When you finally set out to find your true labor costs, you will have revelations that answer a lot of nagging questions from, “Why do I consistently win bids that aren’t profitable?” to “How come I can’t afford shoes for my kids?”

True labor costs elude construction businesses on a grand scale. That’s because construction owners aren’t accountants. Jack Ganley is, however, and what he writes here about construction’s true labor costs sheds light on some dark corners of construction businesses.

Every Little Expense

Your construction business has two categories of labor costs: direct and indirect. Direct costs apply directly to the project contract, while indirect costs include benefits, taxes, and other labor costs not directly contributing to the contract. As you might guess, there are many indirect labor costs.

Besides the obvious taxes, there is workers’ compensation, and unemployment. There is also vacation time, paid time off, and sick days, plus benefits like health insurance, bonus, personal protective equipment, fuel reimbursements, hand tools allowance, general liability, auto insurance, training, uniforms, office costs, and more.

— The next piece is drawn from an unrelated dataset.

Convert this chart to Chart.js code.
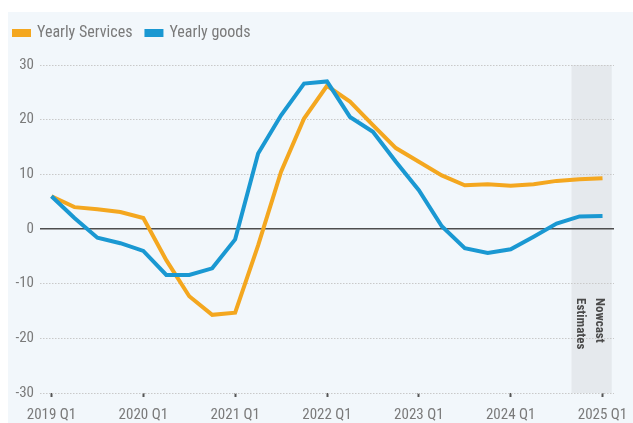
<!DOCTYPE html>
<html>
<head>
<meta charset="utf-8">
<script src="https://cdn.jsdelivr.net/npm/chart.js@4/dist/chart.umd.min.js"></script>
<style>
  html, body { margin: 0; padding: 0; background: #fff; }
  #wrap { position: relative; width: 633px; height: 423px; }
</style>
</head>
<body>
<div id="wrap"><canvas id="myChart" width="633" height="423"></canvas></div>
<script>
// quarterly, 2019 Q1 .. 2025 Q1
const quarters = [
  '2019 Q1','2019 Q2','2019 Q3','2019 Q4',
  '2020 Q1','2020 Q2','2020 Q3','2020 Q4',
  '2021 Q1','2021 Q2','2021 Q3','2021 Q4',
  '2022 Q1','2022 Q2','2022 Q3','2022 Q4',
  '2023 Q1','2023 Q2','2023 Q3','2023 Q4',
  '2024 Q1','2024 Q2','2024 Q3','2024 Q4',
  '2025 Q1'
];
const services = [6.0, 4.0, 3.6, 3.1, 2.0, -5.7, -12.3, -15.7, -15.3, -3.0, 10.5, 20.2, 26.2,
  23.3, 19.0, 14.8, 12.3, 9.8, 8.0, 8.2, 7.9, 8.2, 8.8, 9.1, 9.3];
const goods = [6.0, 2.0, -1.6, -2.6, -4.0, -8.4, -8.4, -7.2, -1.9, 13.8, 20.8, 26.6, 27.0,
  20.5, 17.8, 12.3, 7.1, 0.5, -3.5, -4.4, -3.7, -1.4, 1.0, 2.3, 2.4];
const tickLabels = ['2019 Q1', '2020 Q1', '2021 Q1', '2022 Q1', '2023 Q1', '2024 Q1', '2025 Q1'];
const yTicks = [-30, -20, -10, 0, 10, 20, 30];
const nowcastFrom = 22.65, nowcastTo = 24.4;

const FONT = "'Liberation Sans Narrow', 'Arial Narrow', 'Roboto Condensed', sans-serif";
const ORANGE = '#f4a71f';
const BLUE = '#1a98d2';

const toPoints = arr => arr.map((v, i) => ({ x: i, y: v }));

// panel background + nowcast band, under the grid
const backdrop = {
  id: 'backdrop',
  beforeDraw(chart) {
    const c = chart.ctx, a = chart.chartArea, x = chart.scales.x;
    c.save();
    c.fillStyle = '#f2f7fb';
    c.fillRect(8, 12, chart.width - 8, chart.height - 12);
    const x0 = x.getPixelForValue(nowcastFrom), x1 = x.getPixelForValue(nowcastTo);
    c.fillStyle = '#e5e9ed';
    c.fillRect(x0, a.top, x1 - x0, a.bottom - a.top);
    c.restore();
  },
  afterDraw(chart) {
    const c = chart.ctx, x = chart.scales.x;
    const x0 = x.getPixelForValue(nowcastFrom), x1 = x.getPixelForValue(nowcastTo);
    const mid = (x0 + x1) / 2;
    c.save();
    c.fillStyle = '#4a4a4a';
    c.font = 'bold 13px ' + FONT;
    c.textBaseline = 'middle';
    c.textAlign = 'left';
    [['Nowcast', mid + 8], ['Estimates', mid - 11]].forEach(([t, px]) => {
      c.save();
      c.translate(px, 298);
      c.rotate(Math.PI / 2);
      c.fillText(t, 0, 0);
      c.restore();
    });
    c.restore();
  }
};

// fixed legend height so the plot starts where it should
const legendHeight = {
  id: 'legendHeight',
  beforeInit(chart) {
    const fit = chart.legend.fit;
    chart.legend.fit = function () {
      fit.call(this);
      this.height = 54;
    };
  }
};

const ctx = document.getElementById('myChart').getContext('2d');
const chart = new Chart(ctx, {
  type: 'line',
  data: {
    datasets: [
      {
        label: 'Yearly Services',
        data: toPoints(services),
        borderColor: ORANGE,
        backgroundColor: ORANGE,
        borderWidth: 4,
        pointRadius: 0,
        tension: 0,
        order: 2
      },
      {
        label: 'Yearly goods',
        data: toPoints(goods),
        borderColor: BLUE,
        backgroundColor: BLUE,
        borderWidth: 4,
        pointRadius: 0,
        tension: 0,
        order: 1
      }
    ]
  },
  options: {
    responsive: false,
    animation: false,
    layout: { padding: { top: 11, left: 0, right: 19, bottom: 0 } },
    plugins: {
      tooltip: { enabled: false },
      legend: {
        position: 'top',
        align: 'start',
        labels: {
          boxWidth: 15,
          boxHeight: 4,
          padding: 14,
          color: '#7a7a7a',
          font: { family: FONT, size: 16 },
          sort: (a, b) => a.datasetIndex - b.datasetIndex
        }
      }
    },
    scales: {
      x: {
        type: 'linear',
        min: -0.5,
        max: 24.5,
        afterBuildTicks(scale) {
          scale.ticks = tickLabels.map((_, i) => ({ value: i * 4 }));
        },
        afterFit(scale) {
          scale.height = 30;
          scale.paddingLeft = 0;
          scale.paddingRight = 0;
        },
        ticks: {
          autoSkip: false,
          maxRotation: 0,
          padding: 9,
          color: '#7a7a7a',
          font: { family: FONT, size: 15 },
          callback: v => tickLabels[v / 4]
        },
        grid: {
          drawOnChartArea: false,
          drawTicks: true,
          tickLength: 4,
          tickWidth: 2,
          tickColor: '#555'
        },
        border: { display: false }
      },
      y: {
        min: -30,
        max: 30,
        afterBuildTicks(scale) {
          scale.ticks = yTicks.map(v => ({ value: v }));
        },
        afterFit(scale) { scale.width = 40; },
        ticks: {
          padding: 6,
          color: '#7a7a7a',
          font: { family: FONT, size: 15 }
        },
        grid: {
          drawTicks: false,
          color: c => (c.tick && c.tick.value === 0) ? '#4d4d4d' : '#c9c9c9',
          lineWidth: c => (c.tick && c.tick.value === 0) ? 1.6 : 1
        },
        border: {
          display: false,
          dash: c => (c.tick && c.tick.value === 0) ? [] : [1.5, 1.5]
        }
      }
    }
  },
  plugins: [backdrop, legendHeight]
});
</script>
</body>
</html>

You can’t just copy the indirect costs of some other construction business, because each business is different. When you finish accounting for all these labor costs and adding them to the base wage you pay, you’ll have a starting point of how much to charge for the labor your company provides. Before you think you’re done, though, there’s also a productivity factor that you should consider.

Actual Availability

Even though you might figure that the standard work week of 40 hours over 52 weeks totals 2,080 hours, that’s not an accurate representation of how many hours each employee is available to work in a given year. You have to deduct their vacation days, holidays, sick days, training hours/days, and the time each person spends taking care of administrative tasks like tracking time and planning the work.

All of those things added up can easily reduce the productive hours for each employee by 200 or more hours each year.

Taking these factors into consideration, the picture of how much each employee actually costs gets more accurate. In fact, it’s not uncommon for the costs of labor to come in at 70% or more of employees’ base pay.

Hurry Up, Wait and Wait Some More

There’s another factor to consider in relation to productivity. Numerous sources report that construction workers spend up to 29% of their productive time waiting for materials, equipment and the right conditions.

As J.F. McCarthy writes in his book Choosing Project Success, workers are also losing a chunk of their total time available traveling (13 percent), receiving instructions (8 percent), mobilizing (7 percent), starting late and quitting early (6 percent), and taking breaks (5 percent). Adding in the 29 percent mentioned above, this means about 70% of a construction worker’s available time doesn’t contribute directly to completing a project.

And, lest management thinks themselves superior, McCarthy points out it’s not uncommon for those in managerial roles to be unproductive 90% of their working hours due to inefficiencies in managing documents, time, and communications.

Clearly, most contractors have plenty of opportunities to improve inefficiencies and productivity. The best place to start is with the dollars because they are easy to see, understand, and manipulate. Once you’ve calculated your true labor costs and applied those figures your contracts, the next place to look is at the project level, reducing unproductive time wherever possible with new methods and technologies.